Wir können uns derzeit noch nicht vorstellen, dass die EZB eine solch hohe Inflation über Jahre hin als zielkonform akzeptieren wird. Wahrscheinlicher ist stattdessen, dass hierüber keine Aussage getroffen und die neue Zieldefinition eher schwammig formuliert wird. Damit würde dann die noch pro-forma aufrecht erhaltene Regelgebundenheit der Geldpolitik allerdings endgültig aufgegeben. In der Praxis dürfte eine solche Wende als eine andere Art der „Forward Guidance“ betrachtet werden und am Finanzmarkt implizit die Erwartung einer außerordentlichen Langlebigkeit der extrem niedrigen Zinsen festigen. 

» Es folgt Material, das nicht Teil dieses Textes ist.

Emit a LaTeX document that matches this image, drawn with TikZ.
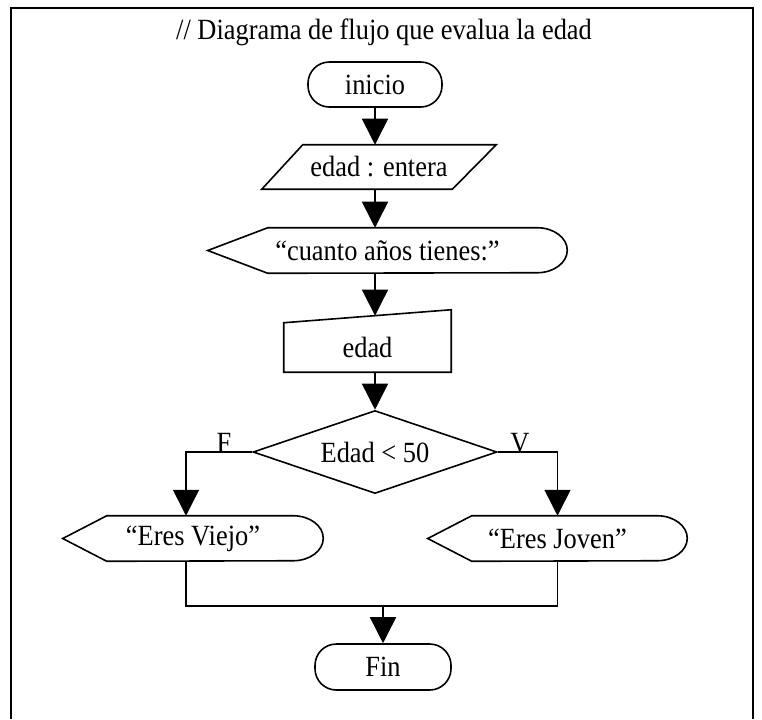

Geldpolitik auf Nachhaltigkeit ausrichten

Und jetzt, wo wir sehen, dass die EZB auf absehbare Zeit keine Inflationsrisiken eindämmen muss, kann sie ihre einmalige Chance nutzen, sich stärker den im EU-Vertrag definierten sekundären Zielen widmen. Noch einmal kurz in Erinnerung gerufen den Absatz 5 in Artikel 3 des EU-Vertrags, wo es heißt: „… Sie (die EZB) leistet einen Beitrag zu Frieden, Sicherheit, globaler nachhaltiger Entwicklung, …“. 

Gerade für letzteren Fokus innerhalb der neuen Strategie hat Finnlands Notenbankchef Olli Rehn schon einmal den Boden bereitet. Die EZB solle nun auch gezielt globale Herausforderungen wie den Klimawandel und die Notwendigkeit einer nachhaltigen wirtschaftlichen Entwicklung in den Blick nehmen, so der Finne Anfang November auf einem Online-Seminar seiner Notenbank. Im Wortlaut: „Wir haben uns von bestimmten schwarzen oder braunen Unternehmen gelöst. Es ist logisch, dass ich das gleiche für die Wertpapier-Kaufprogramme der EZB unterstütze.“ 

Eigentlich kann eine umweltbewusste und klimabesorgte Präsidentin Christine Lagarde nun gar nicht anders, als das EU-Ziel der CO₂-Neutralität ausdrücklich zu unterstützen, indem sie wie bereits avisiert in Zukunft auch Green Bonds im Rahmen des Krisenprogramms PEPP erwirbt oder eine spezielle TLTRO-Tranche mit Vorzugszins für die Neuvergabe von Krediten für solche Zwecke einführt.